Trust is a difficult thing for me. But in this wonderful season, God is gently forcing me to wait, pray, and watch for His intervention. The visa will come through. The money will come through. And I am about to embark on a journey that will change me more than I can even imagine. I can't wait. London is truly calling, to the point where I'm antsy with excitement. My heart is there. My future is there. It feels more like home now than Virginia does! I'm so grateful to be called to a place that I love, and to the Arts. I've always wanted to pursue my dreams and passions, but I never thought I'd be able to. Because of this, my future now seems shocking, and I keep waiting for something to go wrong and for me to be disappointed. But that's my typical short-sightedness talking. ;-) I wonder how I'd feel if I'd trusted God with my future earlier, instead of planning on probability? I'm sure there will be many surprises ahead, but God is good always, no matter what happens.

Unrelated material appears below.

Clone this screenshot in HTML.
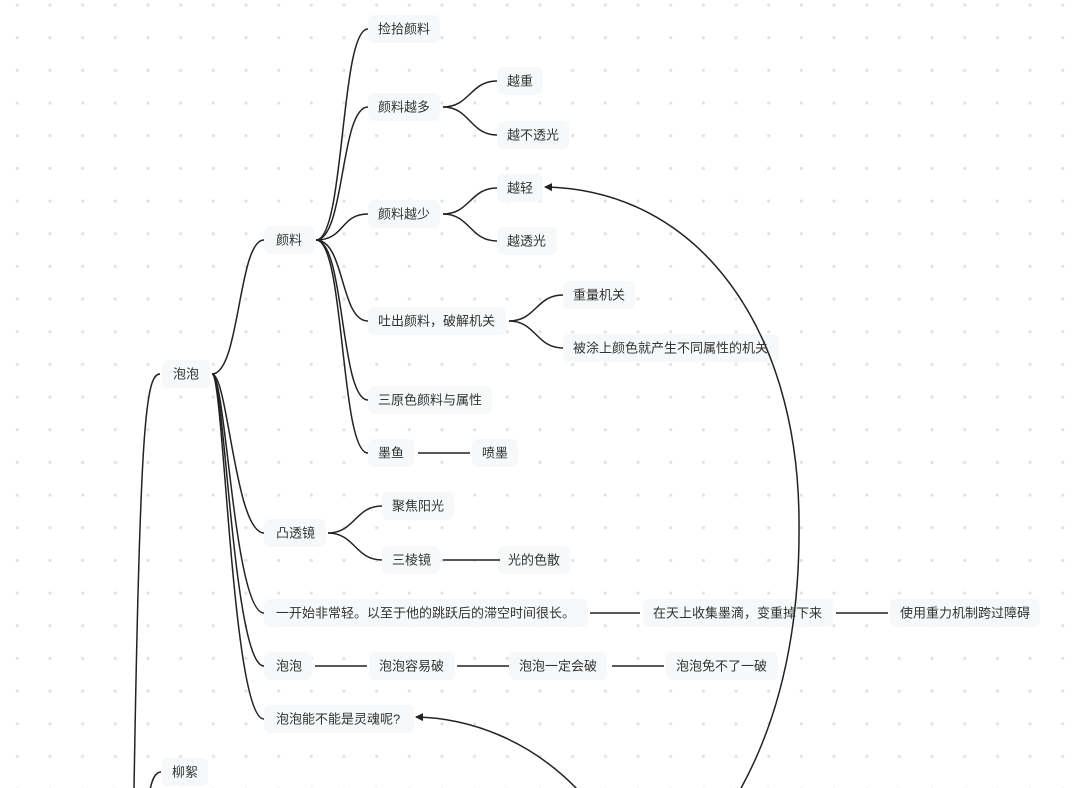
<!DOCTYPE html>
<html><head><meta charset="utf-8"><style>
html,body{margin:0;padding:0;background:#fff;}
svg{display:block;}
text{font-family:"Liberation Sans","Noto Sans CJK SC",sans-serif;font-size:13px;fill:#333;dominant-baseline:central;}
</style></head><body>
<svg width="1080" height="788" viewBox="0 0 1080 788" xmlns="http://www.w3.org/2000/svg">
<defs>
<pattern id="dots" x="1" y="-11.3" width="32.67" height="32.67" patternUnits="userSpaceOnUse">
<circle cx="16.3" cy="16.3" r="1.6" fill="#e2e2e2"/>
</pattern>
<marker id="ah" markerWidth="8" markerHeight="8" refX="7" refY="4" orient="auto" markerUnits="userSpaceOnUse">
<path d="M0,0 L8,4 L0,8 Z" fill="#222"/>
</marker>
</defs>
<rect width="1080" height="788" fill="url(#dots)"/>
<g fill="#f6f8fa">
<rect x="162" y="360" width="48" height="28" rx="6"/>
<rect x="264" y="226" width="50" height="28" rx="6"/>
<rect x="368" y="15" width="72" height="28" rx="6"/>
<rect x="368" y="93" width="72" height="28" rx="6"/>
<rect x="497" y="67" width="46" height="28" rx="6"/>
<rect x="497" y="121" width="72" height="28" rx="6"/>
<rect x="368" y="200" width="72" height="28" rx="6"/>
<rect x="497" y="174" width="46" height="28" rx="6"/>
<rect x="497" y="227" width="60" height="28" rx="6"/>
<rect x="368" y="307" width="138" height="28" rx="6"/>
<rect x="563" y="281" width="72" height="28" rx="6"/>
<rect x="563" y="334" width="216" height="28" rx="6"/>
<rect x="368" y="386" width="124" height="28" rx="6"/>
<rect x="368" y="439" width="46" height="28" rx="6"/>
<rect x="472" y="439" width="46" height="28" rx="6"/>
<rect x="264" y="519" width="62" height="28" rx="6"/>
<rect x="382" y="492" width="72" height="28" rx="6"/>
<rect x="382" y="546" width="58" height="28" rx="6"/>
<rect x="498" y="546" width="72" height="28" rx="6"/>
<rect x="264" y="599" width="324" height="28" rx="6"/>
<rect x="643" y="599" width="190" height="28" rx="6"/>
<rect x="890" y="599" width="150" height="28" rx="6"/>
<rect x="264" y="652" width="48" height="28" rx="6"/>
<rect x="369" y="652" width="86" height="28" rx="6"/>
<rect x="509" y="652" width="98" height="28" rx="6"/>
<rect x="666" y="652" width="112" height="28" rx="6"/>
<rect x="264" y="705" width="150" height="28" rx="6"/>
<rect x="162" y="758" width="46" height="28" rx="6"/>
</g>
<g fill="none" stroke="#222" stroke-width="1.5">
<path d="M160 374 C146 374 140 420 134 790"/>
<path d="M161 772 C155 772 152 780 150 790"/>
<path d="M212 374 C240 374 238 240 264 240"/>
<path d="M212 374 C228 374 235 533 264 533"/>
<path d="M212 374 C226 374 234 613 264 613"/>
<path d="M212 374 C225 374 233 666 264 666"/>
<path d="M212 374 C224 374 232 719 264 719"/>
<path d="M316 240 C345 240 340 29 368 29"/>
<path d="M316 240 C345 240 340 107 368 107"/>
<path d="M316 240 C345 240 340 214 368 214"/>
<path d="M316 240 C345 240 340 321 368 321"/>
<path d="M316 240 C345 240 340 400 368 400"/>
<path d="M316 240 C345 240 340 453 368 453"/>
<path d="M443 107 C470 107 470 81 497 81"/>
<path d="M443 107 C470 107 470 135 497 135"/>
<path d="M443 214 C470 214 470 188 497 188"/>
<path d="M443 214 C470 214 470 241 497 241"/>
<path d="M509 321 C536 321 536 295 563 295"/>
<path d="M509 321 C536 321 536 348 563 348"/>
<path d="M418 453 H470"/>
<path d="M328 533 C355 533 355 506 382 506"/>
<path d="M328 533 C355 533 355 560 382 560"/>
<path d="M443 560 H500"/>
<path d="M590 613 H640"/>
<path d="M836 613 H888"/>
<path d="M315 666 H367"/>
<path d="M457 666 H509"/>
<path d="M612 666 H664"/>
<path d="M740 790 C790 700 800 600 799 520 C798 330 700 190 545 187" marker-end="url(#ah)"/>
<path d="M578 790 C530 740 470 718 416 717" marker-end="url(#ah)"/>
</g>
<text x="173" y="374">泡泡</text>
<text x="276" y="240">颜料</text>
<text x="378" y="29">捡拾颜料</text>
<text x="378" y="107">颜料越多</text>
<text x="507" y="81">越重</text>
<text x="507" y="135">越不透光</text>
<text x="378" y="214">颜料越少</text>
<text x="507" y="188">越轻</text>
<text x="507" y="241">越透光</text>
<text x="378" y="321">吐出颜料，破解机关</text>
<text x="573" y="295">重量机关</text>
<text x="573" y="348">被涂上颜色就产生不同属性的机关</text>
<text x="378" y="400">三原色颜料与属性</text>
<text x="378" y="453">墨鱼</text>
<text x="482" y="453">喷墨</text>
<text x="276" y="533">凸透镜</text>
<text x="392" y="506">聚焦阳光</text>
<text x="392" y="560">三棱镜</text>
<text x="508" y="560">光的色散</text>
<text x="276" y="613">一开始非常轻。以至于他的跳跃后的滞空时间很长。</text>
<text x="653" y="613">在天上收集墨滴，变重掉下来</text>
<text x="900" y="613">使用重力机制跨过障碍</text>
<text x="276" y="666">泡泡</text>
<text x="379" y="666">泡泡容易破</text>
<text x="519" y="666">泡泡一定会破</text>
<text x="676" y="666">泡泡免不了一破</text>
<text x="276" y="719">泡泡能不能是灵魂呢?</text>
<text x="172" y="772">柳絮</text>
</svg>
</body></html>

"I love the Lord because He hears my voice and my prayer for mercy. Because he bends down to listen, I will pray as long as I have breath!" ~Psalm 116:1-2

Friday, November 2, 2012

Prayer Request

Okay friends, I need prayer.

As some of you may know, I'm a very emotional person. ;-) This isn't always a bad thing, I actually consider it a good trait. But all too often it overwhelms me and I end up hurting those closest to me and myself. I don't know how to stop. I've prayed over it for a long time, and I think it's just one of those things I'll have to struggle with, but I know it's going to intensify over the next few months.

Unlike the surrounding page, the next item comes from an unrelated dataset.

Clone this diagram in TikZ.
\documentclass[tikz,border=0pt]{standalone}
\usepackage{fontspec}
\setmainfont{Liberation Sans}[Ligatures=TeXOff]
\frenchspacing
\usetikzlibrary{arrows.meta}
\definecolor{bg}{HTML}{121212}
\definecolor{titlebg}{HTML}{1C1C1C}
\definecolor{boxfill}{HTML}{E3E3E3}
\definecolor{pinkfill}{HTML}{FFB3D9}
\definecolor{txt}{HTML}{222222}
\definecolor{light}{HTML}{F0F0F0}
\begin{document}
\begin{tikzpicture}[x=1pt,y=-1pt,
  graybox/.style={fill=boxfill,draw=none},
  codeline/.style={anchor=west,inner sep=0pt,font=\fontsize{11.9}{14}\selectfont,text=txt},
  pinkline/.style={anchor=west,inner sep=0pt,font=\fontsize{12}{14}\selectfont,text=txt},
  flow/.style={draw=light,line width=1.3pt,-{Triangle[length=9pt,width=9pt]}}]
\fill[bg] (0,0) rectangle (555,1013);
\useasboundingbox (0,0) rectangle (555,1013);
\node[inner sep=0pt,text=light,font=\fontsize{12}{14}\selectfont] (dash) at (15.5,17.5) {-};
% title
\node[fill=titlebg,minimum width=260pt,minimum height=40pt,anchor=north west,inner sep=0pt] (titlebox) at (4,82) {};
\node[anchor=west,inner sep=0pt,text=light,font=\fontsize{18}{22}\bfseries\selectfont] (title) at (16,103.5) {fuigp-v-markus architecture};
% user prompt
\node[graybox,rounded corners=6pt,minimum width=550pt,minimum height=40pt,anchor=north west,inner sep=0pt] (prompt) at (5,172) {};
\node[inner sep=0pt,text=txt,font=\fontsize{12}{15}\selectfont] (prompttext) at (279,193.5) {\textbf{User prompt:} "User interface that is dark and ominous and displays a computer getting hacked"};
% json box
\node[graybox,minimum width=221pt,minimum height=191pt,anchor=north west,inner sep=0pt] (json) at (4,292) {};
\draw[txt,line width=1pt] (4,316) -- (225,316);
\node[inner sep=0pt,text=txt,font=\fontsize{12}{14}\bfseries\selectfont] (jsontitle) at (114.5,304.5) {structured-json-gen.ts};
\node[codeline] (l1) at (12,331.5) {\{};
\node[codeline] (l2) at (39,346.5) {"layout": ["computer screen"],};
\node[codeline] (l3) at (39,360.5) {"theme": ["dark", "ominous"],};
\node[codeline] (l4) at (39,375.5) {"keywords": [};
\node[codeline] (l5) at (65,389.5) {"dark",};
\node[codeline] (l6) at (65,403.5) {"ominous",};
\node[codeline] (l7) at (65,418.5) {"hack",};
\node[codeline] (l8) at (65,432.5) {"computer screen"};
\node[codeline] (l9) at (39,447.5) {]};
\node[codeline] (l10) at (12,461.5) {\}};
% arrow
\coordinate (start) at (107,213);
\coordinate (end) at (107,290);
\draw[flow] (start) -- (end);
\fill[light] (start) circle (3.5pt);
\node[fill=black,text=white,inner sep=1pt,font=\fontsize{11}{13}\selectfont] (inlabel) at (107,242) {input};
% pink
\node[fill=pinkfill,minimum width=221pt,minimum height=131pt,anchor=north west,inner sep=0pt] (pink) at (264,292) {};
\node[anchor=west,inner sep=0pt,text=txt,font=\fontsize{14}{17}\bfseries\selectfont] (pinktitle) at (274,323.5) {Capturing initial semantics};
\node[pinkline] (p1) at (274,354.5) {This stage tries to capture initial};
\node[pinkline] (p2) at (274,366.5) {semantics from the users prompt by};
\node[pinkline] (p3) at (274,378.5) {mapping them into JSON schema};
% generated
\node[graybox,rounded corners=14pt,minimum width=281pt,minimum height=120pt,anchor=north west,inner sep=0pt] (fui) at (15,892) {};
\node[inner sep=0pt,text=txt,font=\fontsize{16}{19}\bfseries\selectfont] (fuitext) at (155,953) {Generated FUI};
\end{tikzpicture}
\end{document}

I've been blessed with amazing friends and family whom I hold very, very dear to my heart. I'm having a difficult time coming to terms with leaving them. Yes, I'll have things like Skype, e-mail, the occasional phone call if there's a landline I can use, Facebook, Twitter, Instagram...but it's not the same. I feel like most people, even my closest friends and family, won't have time for me in their busy lives. Especially if I don't see or hear from them much now. I feel like it'll be easier for everyone when I leave because then I won't be another complication, I'll be too far away to matter or include. I'll be in the past.

And it's thoughts like that that are causing me so much emotional stress. I can hear the crazy in there, don't worry, lol. I know that's just me talking, and that everyone would tell me otherwise, I'm just used to slipping out of people's lives. I hate that. I feel like the world's small enough now, technologically, that that shouldn't be the case. Surely there's time to "like" or comment on a Facebook post, maybe message to set up a Skype conversation, even with a time difference. Intentionality means more than most people realize, and I guess I won't find out until I get there what things will look like. I'm grateful for all of you, and I don't question this move in the slightest, I'm just struggling with some of the changes that will come with it.

So if you think of me, pray for me. I know this will probably be something I struggle with my whole life, but I'd really rather hear truth in my mind rather than lies. I don't want to assume that people think that way about me. I don't want to leave and feel alone. I realize that this season in my life here is about to close and I'm okay with that, I just don't want to leave you all in my past. I want you in my future, and I hope you want me there too. I also realize that some people are only with each other for a season, but I'd rather not have that season end as painfully as it feels now. Leaving is never easy. It'll be worth it, I know, but I really don't want to be the sobbing mess I am now when I'm on the long flight to London, and then with my new friends.

I want to trust that the friendships I have now won't fade or die. They'll alter I guess, but I would hope they wouldn't even really alter, except for the fact that we can't be together in person. Good on you all for being so amazing that I'm making myself sick over leaving you, lol. If you have any advice, please share it. I know my emotions are taking over and making me neurotic again, and I hate it just as much as you do, so please pray, when you can. I'm trying not to show it in person, but you know what they say, you can never tell what a person's going through just by looking on the outside. I love you all. Thanks for your prayers.